Dentist, community leader, and civil rights activist Henry Boyd Hall was born September 12, 1899 in Palestine, Texas, Hall attended Palestine’s Lincoln High School, and later Tennessee State University and Meharry Medical College where he graduated as a Doctor of Dental Surgery in 1923. After graduation, Hall moved to Seguin, Texas where he practiced dentistry for 12 years. He joined the Second Baptist Church and in 1933 married Olivia Williams, a teacher. Hall began his civil rights activity in Seguin when he helped start a chapter of the National Association for the Advancement of Colored People (NAACP) in that city.
Hall and his family moved to Corpus Christi in1937 and he began advertising his dental practice in his home. He also continued his activism. Shortly after his move, he noticed the absence of black postal carriers and found that none had received employment for 30 years. He immediately launched a campaign to help blacks become re-employed. Later, when he entered the local Internal Revenue Service (IRS) office to pay his taxes, he found segregated lines. Hall phoned the Washington D.C. office of the IRS and the lines were integrated the next day. Encouraged by his success, Hall founded the first Corpus Christi branch of the NAACP in 1941 and served as its president for three years. He also served as Vice President of the state NAACP and later as its State President.

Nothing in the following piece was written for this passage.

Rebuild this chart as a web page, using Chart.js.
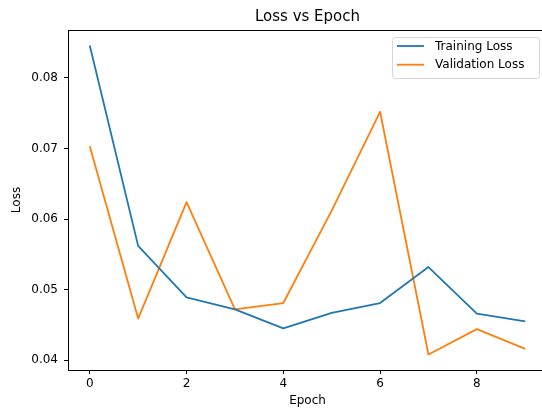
<!DOCTYPE html>
<html>
<head>
<meta charset="utf-8">
<script src="https://cdn.jsdelivr.net/npm/chart.js@4.4.1/dist/chart.umd.min.js"></script>
<style>
  html, body { margin: 0; padding: 0; background: #fff; overflow: hidden; }
  canvas { display: block; }
</style>
</head>
<body>
<canvas id="lossChart" width="548" height="410"></canvas>
<script>
// values
const epochs = [0, 1, 2, 3, 4, 5, 6, 7, 8, 9];
const trainLoss = [0.0846, 0.0562, 0.0489, 0.0472, 0.0445, 0.0467, 0.0481, 0.0532, 0.0466, 0.0455];
const valLoss = [0.0703, 0.0459, 0.0624, 0.0472, 0.0481, 0.0612, 0.0752, 0.0408, 0.0444, 0.0416];
const xTicks = [0, 2, 4, 6, 8];
const yTicks = [0.04, 0.05, 0.06, 0.07, 0.08];

const FONT = 'DejaVu Sans';

// matplotlib style 5% margins
const allY = trainLoss.concat(valLoss);
const yLo = Math.min(...allY), yHi = Math.max(...allY);
const yPad = (yHi - yLo) * 0.05;
const xPad = (epochs[epochs.length - 1] - epochs[0]) * 0.05;

const toPoints = vals => epochs.map((e, i) => ({ x: e, y: vals[i] }));

// frame, title and legend drawn like matplotlib
const mplDecor = {
    id: 'mplDecor',
    afterDraw(chart) {
        const ctx = chart.ctx;
        const a = chart.chartArea;
        ctx.save();

        // spines
        ctx.strokeStyle = '#000';
        ctx.lineWidth = 1;
        ctx.strokeRect(Math.round(a.left) + 0.5, Math.round(a.top) + 0.5,
            Math.round(a.right - a.left), Math.round(a.bottom - a.top));

        // title
        ctx.fillStyle = '#000';
        ctx.font = '15px "' + FONT + '"';
        ctx.textAlign = 'center';
        ctx.textBaseline = 'middle';
        ctx.fillText('Loss vs Epoch', (a.left + a.right) / 2, 17);

        // legend
        const bx = 392.5, by = 37.5, bw = 147, bh = 41, r = 3;
        ctx.beginPath();
        ctx.moveTo(bx + r, by);
        ctx.lineTo(bx + bw - r, by);
        ctx.arcTo(bx + bw, by, bx + bw, by + r, r);
        ctx.lineTo(bx + bw, by + bh - r);
        ctx.arcTo(bx + bw, by + bh, bx + bw - r, by + bh, r);
        ctx.lineTo(bx + r, by + bh);
        ctx.arcTo(bx, by + bh, bx, by + bh - r, r);
        ctx.lineTo(bx, by + r);
        ctx.arcTo(bx, by, bx + r, by, r);
        ctx.closePath();
        ctx.fillStyle = 'rgba(255,255,255,0.8)';
        ctx.fill();
        ctx.strokeStyle = '#d6d6d6';
        ctx.lineWidth = 1;
        ctx.stroke();

        ctx.font = '12px "' + FONT + '"';
        ctx.textAlign = 'left';
        chart.data.datasets.forEach((ds, i) => {
            const ly = 46 + i * 18.7;
            ctx.strokeStyle = ds.borderColor;
            ctx.lineWidth = ds.borderWidth;
            ctx.beginPath();
            ctx.moveTo(397, ly);
            ctx.lineTo(424, ly);
            ctx.stroke();
            ctx.fillStyle = '#000';
            ctx.fillText(ds.label, 435, ly + 0.5);
        });
        ctx.restore();
    }
};

const ctx = document.getElementById('lossChart').getContext('2d');
const lossChart = new Chart(ctx, {
    type: 'line',
    data: {
        datasets: [{
            label: 'Training Loss',
            data: toPoints(trainLoss),
            borderColor: '#1f77b4',
            borderWidth: 1.8,
            pointRadius: 0,
            tension: 0,
            borderJoinStyle: 'round'
        }, {
            label: 'Validation Loss',
            data: toPoints(valLoss),
            borderColor: '#ff7f0e',
            borderWidth: 1.8,
            pointRadius: 0,
            tension: 0,
            borderJoinStyle: 'round'
        }]
    },
    options: {
        responsive: false,
        animation: false,
        devicePixelRatio: 1,
        layout: { padding: { top: 30, right: 1, bottom: 0, left: 0 } },
        plugins: {
            legend: { display: false },
            title: { display: false },
            tooltip: { enabled: false }
        },
        scales: {
            x: {
                type: 'linear',
                min: epochs[0] - xPad,
                max: epochs[epochs.length - 1] + xPad,
                afterBuildTicks: s => { s.ticks = xTicks.map(v => ({ value: v })); },
                afterFit: s => { s.height = 40; },
                border: { display: false },
                grid: { drawOnChartArea: false, drawTicks: true, tickLength: 4, color: '#000', lineWidth: 1 },
                ticks: {
                    color: '#000',
                    padding: 3,
                    maxRotation: 0,
                    font: { family: FONT, size: 12 },
                    callback: v => String(v)
                },
                title: {
                    display: true,
                    text: 'Epoch',
                    color: '#000',
                    font: { family: FONT, size: 12 },
                    padding: { top: 0, bottom: 2 }
                }
            },
            y: {
                type: 'linear',
                min: yLo - yPad,
                max: yHi + yPad,
                afterBuildTicks: s => { s.ticks = yTicks.map(v => ({ value: v })); },
                afterFit: s => { s.width = 68; },
                border: { display: false },
                grid: { drawOnChartArea: false, drawTicks: true, tickLength: 4, color: '#000', lineWidth: 1 },
                ticks: {
                    color: '#000',
                    padding: 6,
                    font: { family: FONT, size: 12 },
                    callback: v => v.toFixed(2)
                },
                title: {
                    display: true,
                    text: 'Loss',
                    color: '#000',
                    font: { family: FONT, size: 12 },
                    padding: { top: 10, bottom: 0 }
                }
            }
        }
    },
    plugins: [mplDecor]
});
</script>
</body>
</html>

In 1951, Hall began the effort to desegregate Del Mar Junior College and his strategic process worked. He and other black community leaders, in early 1952, called on Dr. Edward L. Harvin, the president of the college. Hall asked President Harvin to enroll blacks or “they would march on campus.” The president and the Board of Regents concurred and in the fall of 1952, two years prior to the Brown decision, Del Mar allowed the first black students to be enrolled. Hall then helped desegregate the Corpus Christi Independent School District and nearby Texas A&I University (currently Texas A&M University Kingsville), by 1956.
Concerned with finding additional housing for Corpus Christi African-Americans, Hall worked with developers and financiers to build the Greenwood Park Subdivision. He also persuaded the City Council to add 200 units to the Leathers Housing project for lower income residents. During the 1960s, Hall worked with other activists to integrate swimming pools, the local hospital, hotels, bowling alleys, and restaurants. His efforts often produced threats on his life. Olivia Williams Hall remarked, “there were times I was afraid for him to go out and crank his car.”
Nonetheless, Hall later proudly remarked that he accomplished most of his civil rights goals “…without the shedding of one drop of blood, without the filing of one lawsuit within 200 miles of Corpus Christi, [and] without the fomenting of ill feelings between the white and the black.”
Henry Boyd Hall received numerous awards during his lifetime, including Foremost Black Civil Rights Leader awarded by the American GI Forum. Hall died in Corpus Christi, Texas in 1974.